▶ **WHAT IS BEING ASKED**: Everything from the first line of the data below through the line that contains "a_yticks = [2, 4, 6, 8, 10]" should be written out exactly, please, and nothing more; the pictures stay out.

━━━ RECORDS PROVIDED ━━━

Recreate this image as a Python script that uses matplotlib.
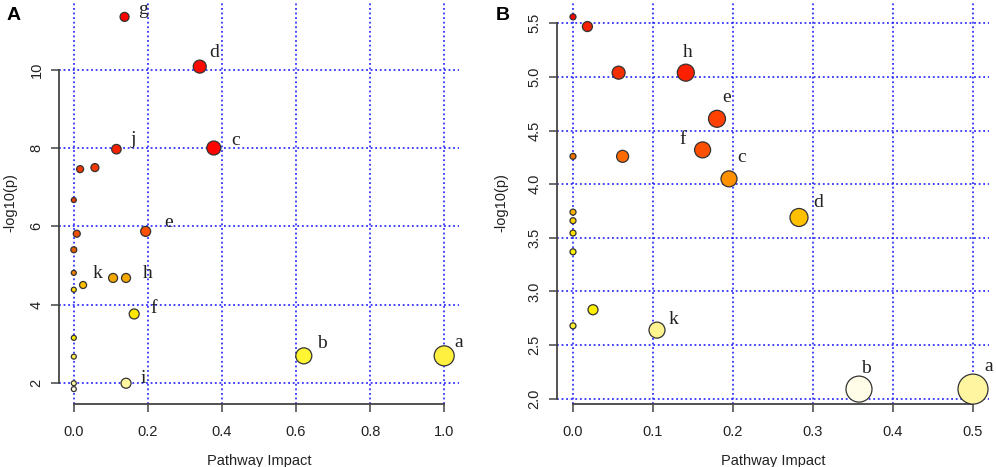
import numpy as np
import matplotlib
matplotlib.use('Agg')
import matplotlib.pyplot as plt

# Panel A
a_impact = [0.137, 0.340, 0.378, 0.115, 0.017, 0.057, 0.0, 0.008, 0.194, 0.0, 0.0,
            0.106, 0.141, 0.025, 0.0, 0.163, 0.0, 0.0, 0.0, 0.0, 0.141, 0.621, 1.0]
a_logp = [11.35, 10.08, 8.00, 7.97, 7.46, 7.50, 6.67, 5.81, 5.87, 5.40, 4.81,
          4.68, 4.68, 4.50, 4.38, 3.76, 3.15, 2.67, 1.99, 1.84, 1.99, 2.69, 2.69]
a_names = ['g', 'd', 'c', 'j', '', '', '', '', 'e', '', '',
           'k', 'h', '', '', 'f', '', '', '', '', 'i', 'b', 'a']
a_xticks = [0.0, 0.2, 0.4, 0.6, 0.8, 1.0]
a_yticks = [2, 4, 6, 8, 10]

# Panel B
b_impact = [0.0, 0.018, 0.057, 0.141, 0.180, 0.162, 0.0, 0.062, 0.195, 0.2825,
            0.0, 0.0, 0.0, 0.0, 0.025, 0.0, 0.105, 0.3575, 0.5]
b_logp = [5.56, 5.47, 5.04, 5.04, 4.61, 4.32, 4.26, 4.26, 4.05, 3.69,
          3.74, 3.66, 3.545, 3.37, 2.83, 2.68, 2.64, 2.09, 2.09]
b_names = ['', '', '', 'h', 'e', 'f', '', '', 'c', 'd',
           '', '', '', '', '', '', 'k', 'b', 'a']
b_xticks = [0.0, 0.1, 0.2, 0.3, 0.4, 0.5]
b_yticks = [2.0, 2.5, 3.0, 3.5, 4.0, 4.5, 5.0, 5.5]

# styling: marker diameters (px), fill colours, label offsets (px, right/down)
a_diam = [9, 13, 14, 9.5, 7, 8, 5, 7, 10, 6, 5, 9, 9, 7, 5, 10, 5, 5, 5, 5, 10, 16, 20]
a_cols = ['#FF0000', '#FF0A00', '#FF0500', '#F52000', '#F03800', '#F03800', '#EE4000',
          '#F05000', '#FF5000', '#E06000', '#F08000', '#F5A800', '#F5A800', '#FFC000',
          '#FFE000', '#FFE800', '#FFEE00', '#FFF050', '#FFF8A0', '#FFFCE0', '#FFF8A0',
          '#FFF530', '#FFF040']
a_offs = {'g': (18, -7), 'd': (14, -14), 'c': (22, -8), 'j': (17, -10), 'e': (23, -9),
          'k': (-16, -4), 'h': (22, -4), 'f': (19, -5), 'i': (17, -5), 'b': (18, -12),
          'a': (15, -13)}
b_diam = [6, 10, 13, 17, 17, 16, 6, 12, 16, 18, 6, 6, 6, 6, 10, 6, 16, 26, 30]
b_cols = ['#FF0000', '#F52000', '#F53000', '#FF2000', '#FF4000', '#FF5000', '#F07000',
          '#FF6A00', '#FF9000', '#FFC000', '#FFB000', '#FFD000', '#FFE000', '#FFF000',
          '#FFF000', '#FFF030', '#FFF490', '#FFFDE8', '#FFF5A0']
b_offs = {'h': (2, -20), 'e': (10, -21), 'f': (-20, -10), 'c': (13, -21), 'd': (19, -15),
          'k': (17, -11), 'b': (7, -21), 'a': (16, -23)}

plt.rcParams['font.family'] = 'Liberation Sans'
DPI = 100
PX = 72 / DPI

fig = plt.figure(figsize=(9.96, 4.67), dpi=DPI)


def panel(rect, xs, ys, names, diam, cols, offs, xticks, yticks, fmt, ylab_x):
    ax = fig.add_axes(rect)
    xs = np.array(xs)
    ys = np.array(ys)
    # R-style 4% extension of the data range
    xr = xs.max() - xs.min()
    yr = ys.max() - ys.min()
    ax.set_xlim(xs.min() - 0.04 * xr, xs.max() + 0.04 * xr)
    ax.set_ylim(ys.min() - 0.04 * yr, ys.max() + 0.04 * yr)

    ax.set_xticks(xticks)
    ax.set_xticklabels(['%.1f' % t for t in xticks])
    ax.set_yticks(yticks)
    ax.set_yticklabels([fmt % t for t in yticks], rotation=90, va='center')
    ax.grid(True, color='#1010FF', linestyle=(0, (1.2, 1.8)), linewidth=1.1)
    ax.set_axisbelow(True)

    for s in ['top', 'right']:
        ax.spines[s].set_visible(False)
    for s in ['left', 'bottom']:
        ax.spines[s].set_color('#444444')
        ax.spines[s].set_linewidth(1.3)
    ax.spines['bottom'].set_bounds(xticks[0], xticks[-1])
    ax.spines['left'].set_bounds(yticks[0], yticks[-1])
    ax.tick_params(axis='both', direction='out', length=6, width=1.1, color='#444444',
                   labelsize=10.5, labelcolor='#222222')
    ax.tick_params(axis='x', pad=9)
    ax.tick_params(axis='y', pad=5)

    sizes = [(d * PX) ** 2 for d in diam]
    ax.scatter(xs, ys, s=sizes, c=cols, edgecolors='#333333', linewidths=0.9,
               zorder=3, clip_on=False)
    for x, y, n in zip(xs, ys, names):
        if n:
            dx, dy = offs[n]
            ax.annotate(n, (x, y), xytext=(dx * PX, -dy * PX), textcoords='offset points',
                        ha='center', va='center', fontsize=14, family='Liberation Serif',
                        color='#222222', annotation_clip=False)

    ax.set_xlabel('Pathway Impact', fontsize=10.5, color='#222222')
    ax.set_ylabel('-log10(p)', fontsize=10.5, color='#222222')
    ax.xaxis.set_label_coords(0.5, -0.125)
    ax.yaxis.set_label_coords(ylab_x, 0.5)
    return ax


H = 467.0
W = 996.0
panel([59 / W, 1 - 404 / H, 400 / W, 402 / H], a_impact, a_logp, a_names, a_diam,
      a_cols, a_offs, a_xticks, a_yticks, '%d', -0.103)
panel([557 / W, 1 - 404 / H, 432 / W, 402 / H], b_impact, b_logp, b_names, b_diam,
      b_cols, b_offs, b_xticks, b_yticks, '%.1f', -0.112)

fig.text(14 / W, 1 - 15 / H, 'A', fontsize=14, fontweight='bold', ha='center', va='center')
fig.text(503 / W, 1 - 15 / H, 'B', fontsize=14, fontweight='bold', ha='center', va='center')

fig.savefig('out.png', dpi=DPI)
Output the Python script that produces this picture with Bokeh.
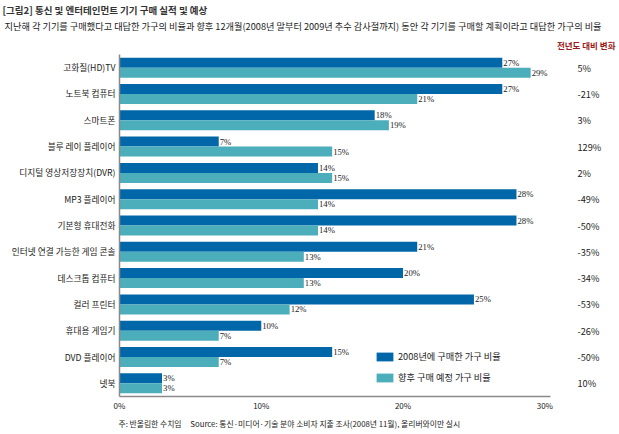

━━━

▶ **CORRECT ANSWER**:
Recreate this image as a Python script that uses matplotlib.
import numpy as np
import matplotlib
matplotlib.use('Agg')
import matplotlib.pyplot as plt

# Panel A
a_impact = [0.137, 0.340, 0.378, 0.115, 0.017, 0.057, 0.0, 0.008, 0.194, 0.0, 0.0,
            0.106, 0.141, 0.025, 0.0, 0.163, 0.0, 0.0, 0.0, 0.0, 0.141, 0.621, 1.0]
a_logp = [11.35, 10.08, 8.00, 7.97, 7.46, 7.50, 6.67, 5.81, 5.87, 5.40, 4.81,
          4.68, 4.68, 4.50, 4.38, 3.76, 3.15, 2.67, 1.99, 1.84, 1.99, 2.69, 2.69]
a_names = ['g', 'd', 'c', 'j', '', '', '', '', 'e', '', '',
           'k', 'h', '', '', 'f', '', '', '', '', 'i', 'b', 'a']
a_xticks = [0.0, 0.2, 0.4, 0.6, 0.8, 1.0]
a_yticks = [2, 4, 6, 8, 10]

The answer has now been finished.